> _EXERCISE_:
Return every line below in which "code" appears.

┌──

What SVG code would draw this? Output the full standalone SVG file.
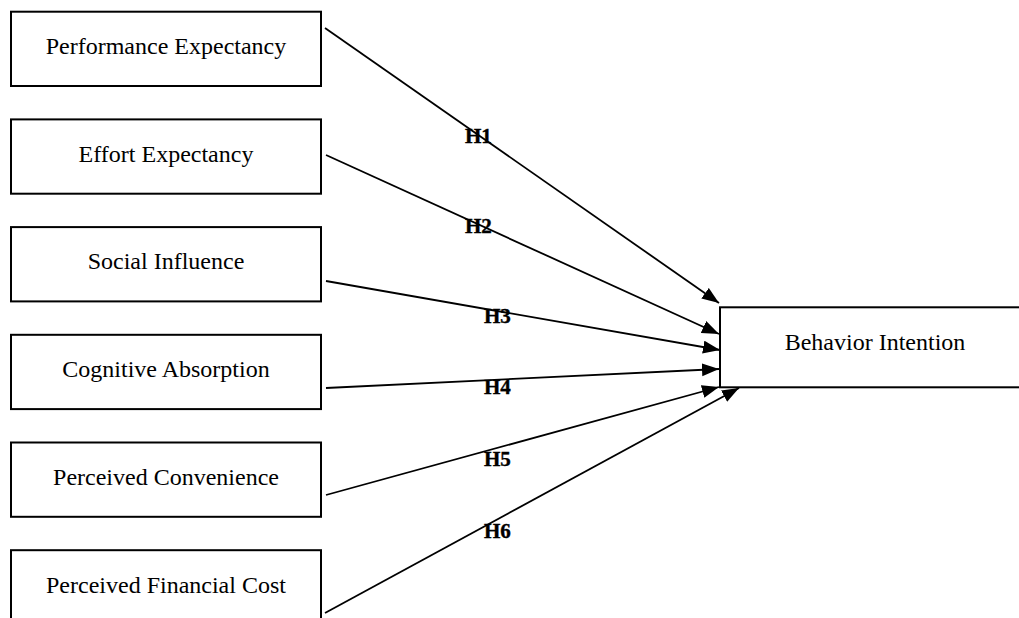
<svg xmlns="http://www.w3.org/2000/svg" width="1019" height="618" viewBox="0 0 1019 618">
<style>
.box{fill:#fff;stroke:#000;stroke-width:2}
.lbl{font-family:"Liberation Serif","Times New Roman",serif;font-size:24px;fill:#000;text-anchor:middle}
.h{font-family:"Liberation Serif","Times New Roman",serif;font-size:21px;font-weight:bold;fill:#000;stroke:#000;stroke-width:0.4}
.c{stroke:#000;stroke-width:1.8;fill:none;marker-end:url(#ah)}
</style>
<defs>
<marker id="ah" markerUnits="userSpaceOnUse" markerWidth="18" markerHeight="14" refX="17" refY="6.5" orient="auto">
<path d="M0,0 L17,6.5 L0,13 z" fill="#000"/>
</marker>
</defs>
<rect width="1019" height="618" fill="#fff"/>
<g id="connectors">
<line class="c" x1="325" y1="28" x2="719" y2="303"/>
<line class="c" x1="326" y1="155" x2="719" y2="334"/>
<line class="c" x1="326" y1="281" x2="720" y2="350"/>
<line class="c" x1="326" y1="388" x2="719" y2="369"/>
<line class="c" x1="326" y1="495" x2="719" y2="387"/>
<line class="c" x1="325" y1="613" x2="739" y2="388"/>
</g>
<g id="labels">
<text class="h" x="465" y="143">H1</text>
<text class="h" x="465" y="233">H2</text>
<text class="h" x="484" y="323">H3</text>
<text class="h" x="484" y="394">H4</text>
<text class="h" x="484" y="466">H5</text>
<text class="h" x="484" y="538">H6</text>
</g>
<g id="n1"><rect class="box" x="11" y="11.7" width="310" height="74.3"/><text class="lbl" x="166" y="54">Performance Expectancy</text></g>
<g id="n2"><rect class="box" x="11" y="119.4" width="310" height="74.3"/><text class="lbl" x="166" y="161.7">Effort Expectancy</text></g>
<g id="n3"><rect class="box" x="11" y="227.1" width="310" height="74.3"/><text class="lbl" x="166" y="269.4">Social Influence</text></g>
<g id="n4"><rect class="box" x="11" y="334.8" width="310" height="74.3"/><text class="lbl" x="166" y="377.1">Cognitive Absorption</text></g>
<g id="n5"><rect class="box" x="11" y="442.5" width="310" height="74.3"/><text class="lbl" x="166" y="484.8">Perceived Convenience</text></g>
<g id="n6"><rect class="box" x="11" y="550.2" width="310" height="74.3"/><text class="lbl" x="166" y="593">Perceived Financial Cost</text></g>
<g id="n7"><rect class="box" x="720" y="307.3" width="310" height="80"/><text class="lbl" x="875" y="350">Behavior Intention</text></g>
</svg>
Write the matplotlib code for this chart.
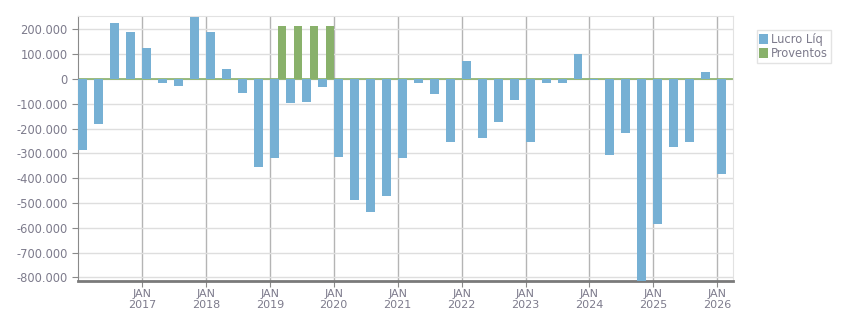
import matplotlib.pyplot as plt
from matplotlib.ticker import FuncFormatter

# quarterly data, 2016 Q1 .. 2026 Q1
quarters = [f'{y}Q{q}' for y in range(2016, 2027) for q in range(1, 5)][:41]
lucro_liq = [-288000, -183000, 224000, 188000, 124000, -17000, -30000, 248000,
             188000, 39000, -58000, -356000, -320000, -98000, -94000, -34000,
             -316000, -489000, -538000, -473000, -320000, -17000, -62000, -255000,
             71000, -239000, -175000, -86000, -255000, -17000, -17000, 99000,
             -5000, -308000, -219000, -840000, -586000, -276000, -255000, 27000,
             -384000]
proventos = {'2019Q2': 212000, '2019Q3': 212000, '2019Q4': 212000, '2020Q1': 212000}
year_ticks = list(range(2017, 2027))

BLUE = '#76b0d4'
GREEN = '#89b16b'
TEXT = '#7d7b8c'

x = [int(q[:4]) + (int(q[-1]) - 1) / 4 for q in quarters]
prov = [proventos.get(q, 0) for q in quarters]

fig = plt.figure(figsize=(8.51, 3.13), dpi=100)
ax = fig.add_axes([0.0917, 0.1022, 0.7696, 0.8467])

ax.axhline(0, color=GREEN, lw=1.2, zorder=2)
ax.bar([v + 0.071 for v in x], lucro_liq, width=0.14, color=BLUE, label='Lucro Líq', zorder=3)
ax.bar([v - 0.064 for v in x], prov, width=0.127, color=GREEN, label='Proventos', zorder=3)

ax.set_xlim(2016.0, 2026.245)
ax.set_ylim(-815000, 254000)
ax.set_yticks(range(-800000, 200001, 100000))
ax.yaxis.set_major_formatter(FuncFormatter(lambda v, p: f'{int(v):,}'.replace(',', '.')))
ax.set_xticks(year_ticks)
ax.set_xticklabels([f'JAN\n{y}' for y in year_ticks], linespacing=1.05)

ax.grid(axis='y', color='#dedede', lw=1, zorder=0)
ax.grid(axis='x', color='#b4b4b4', lw=1, zorder=1)
ax.tick_params(axis='y', colors='#8a8a8a', labelcolor=TEXT, labelsize=8.3, length=4)
ax.tick_params(axis='x', colors='#8a8a8a', labelcolor=TEXT, labelsize=8, length=4, pad=2)

for side in ['top', 'right']:
    ax.spines[side].set_color('#e2e2e2')
ax.spines['left'].set_color('#8a8a8a')
ax.spines['bottom'].set_color('#7a7a7a')
ax.spines['bottom'].set_linewidth(2)

leg = fig.legend(loc='upper left', bbox_to_anchor=(0.889, 0.904), fontsize=8.3,
                 handlelength=0.75, handleheight=0.9, handletextpad=0.25,
                 borderpad=0.25, labelspacing=0.1, borderaxespad=0,
                 fancybox=False, labelcolor=TEXT)
leg.get_frame().set_edgecolor('#dddddd')
leg.get_frame().set_linewidth(1)

fig.savefig('out.png', dpi=100)
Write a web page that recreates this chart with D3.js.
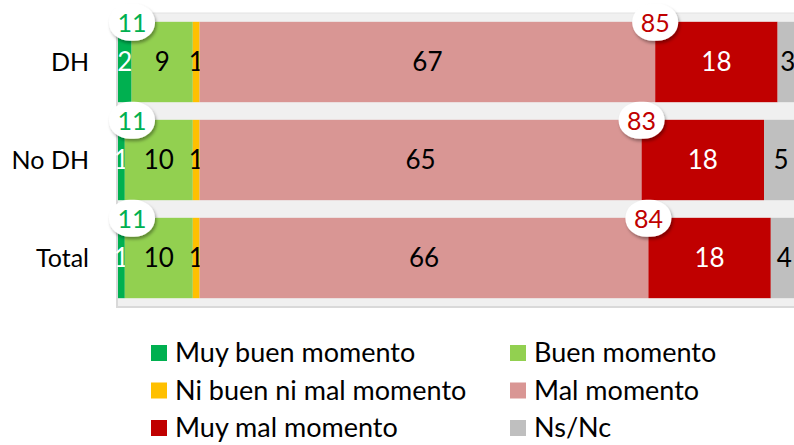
<!DOCTYPE html>
<html>
<head>
<meta charset="utf-8">
<script src="https://cdn.jsdelivr.net/npm/d3@7"></script>
<style>
  body { margin: 0; background: #fff; }
  text { font-family: Lato, "Open Sans", sans-serif; }
</style>
</head>
<body>
<svg id="chart" width="794" height="445"></svg>
<script>
// values
let categories = ["DH", "No DH", "Total"];
let seriesNames = ["Muy buen momento", "Buen momento", "Ni buen ni mal momento", "Mal momento", "Muy mal momento", "Ns/Nc"];
let muyBuen = [2, 1, 1];
let buen = [9, 10, 10];
let niBuenNiMal = [1, 1, 1];
let mal = [67, 65, 66];
let muyMal = [18, 18, 18];
let nsnc = [3, 5, 4];
let totalBuen = [11, 11, 11];
let totalMal = [85, 83, 84];

let seriesColors = ["#00b050", "#92d050", "#ffc000", "#d99694", "#c00000", "#bfbfbf"];
let labelColors = ["#ffffff", "#000000", "#000000", "#000000", "#ffffff", "#000000"];

let rows = categories.map((c, i) => ({
  cat: c,
  "Muy buen momento": muyBuen[i],
  "Buen momento": buen[i],
  "Ni buen ni mal momento": niBuenNiMal[i],
  "Mal momento": mal[i],
  "Muy mal momento": muyMal[i],
  "Ns/Nc": nsnc[i]
}));

let plot = { left: 117, top: 13, bottom: 307 };

let svg = d3.select("#chart");

let defs = svg.append("defs");
let shadow = defs.append("filter").attr("id", "shadow")
  .attr("x", "-30%").attr("y", "-30%").attr("width", "160%").attr("height", "170%");
shadow.append("feDropShadow")
  .attr("dx", 1.5).attr("dy", 2.5).attr("stdDeviation", 1.8)
  .attr("flood-color", "#000").attr("flood-opacity", 0.35);

let x = d3.scaleLinear().domain([0, 100]).range([plot.left + 1, plot.left + 681]);
let y = d3.scaleBand().domain(categories).range([plot.top, plot.bottom])
  .paddingInner(0.18).paddingOuter(0.09);

// plot background (gray wall)
svg.append("rect")
  .attr("x", plot.left).attr("y", plot.top)
  .attr("width", 794 - plot.left).attr("height", plot.bottom - plot.top)
  .attr("fill", "#f0f0f0");
svg.append("line")
  .attr("x1", plot.left).attr("x2", 794).attr("y1", plot.top).attr("y2", plot.top)
  .attr("stroke", "#e2e2e2").attr("stroke-width", 1);
svg.append("line")
  .attr("x1", plot.left).attr("x2", 794).attr("y1", plot.bottom).attr("y2", plot.bottom)
  .attr("stroke", "#d9d9d9").attr("stroke-width", 2);
svg.append("line")
  .attr("x1", plot.left).attr("x2", plot.left).attr("y1", plot.top).attr("y2", plot.bottom + 1)
  .attr("stroke", "#d9d9d9").attr("stroke-width", 2);

let stack = d3.stack().keys(seriesNames);
let stacked = stack(rows);

let layers = svg.selectAll("g.layer")
  .data(stacked)
  .enter()
  .append("g")
  .attr("class", "layer")
  .attr("fill", (d, i) => seriesColors[i]);

layers.selectAll("rect")
  .data(d => d)
  .enter()
  .append("rect")
  .attr("x", d => x(d[0]))
  .attr("y", d => y(d.data.cat))
  .attr("width", d => x(d[1]) - x(d[0]))
  .attr("height", y.bandwidth());

layers.each(function(layer, i) {
  d3.select(this).selectAll("text")
    .data(layer)
    .enter()
    .append("text")
    .attr("x", d => (x(d[0]) + x(d[1])) / 2)
    .attr("y", d => y(d.data.cat) + y.bandwidth() / 2)
    .attr("dy", "0.36em")
    .attr("text-anchor", "middle")
    .attr("font-size", 26)
    .attr("fill", labelColors[i])
    .text(d => d[1] - d[0]);
});

// category labels
svg.selectAll("text.cat")
  .data(categories)
  .enter()
  .append("text")
  .attr("class", "cat")
  .attr("x", 89)
  .attr("y", d => y(d) + y.bandwidth() / 2)
  .attr("dy", "0.36em")
  .attr("text-anchor", "end")
  .attr("font-size", 25)
  .attr("fill", "#000")
  .text(d => d);

// total bubbles
function bubbles(values, xPos, color) {
  let g = svg.append("g").selectAll("g")
    .data(values)
    .enter()
    .append("g")
    .attr("transform", (d, i) => "translate(" + xPos(i) + "," + (y(categories[i]) + 1) + ")");
  g.append("rect")
    .attr("x", -23).attr("y", -19)
    .attr("width", 46).attr("height", 37)
    .attr("rx", 21).attr("ry", 18)
    .attr("fill", "#fff")
    .attr("filter", "url(#shadow)");
  g.append("text")
    .attr("text-anchor", "middle")
    .attr("dy", "0.36em")
    .attr("font-size", 25)
    .attr("fill", color)
    .text(d => d);
}

bubbles(totalBuen, i => x(0) + 14, "#00b050");
bubbles(totalMal, i => x(muyBuen[i] + buen[i] + niBuenNiMal[i] + mal[i]), "#c00000");

// legend
let legend = svg.append("g").selectAll("g")
  .data(seriesNames)
  .enter()
  .append("g")
  .attr("transform", (d, i) => "translate(" + (i % 2 === 0 ? 151 : 510) + "," + (353 + Math.floor(i / 2) * 37.5) + ")");

legend.append("rect")
  .attr("x", 0).attr("y", -8)
  .attr("width", 16).attr("height", 16)
  .attr("fill", (d, i) => seriesColors[i]);

legend.append("text")
  .attr("x", 24)
  .attr("dy", "0.34em")
  .attr("font-size", 27)
  .attr("fill", "#000")
  .text(d => d);
</script>
</body>
</html>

└──

> _RESPONSE TO THE EXERCISE_:
What SVG code would draw this? Output the full standalone SVG file.
Write the matplotlib code for this chart.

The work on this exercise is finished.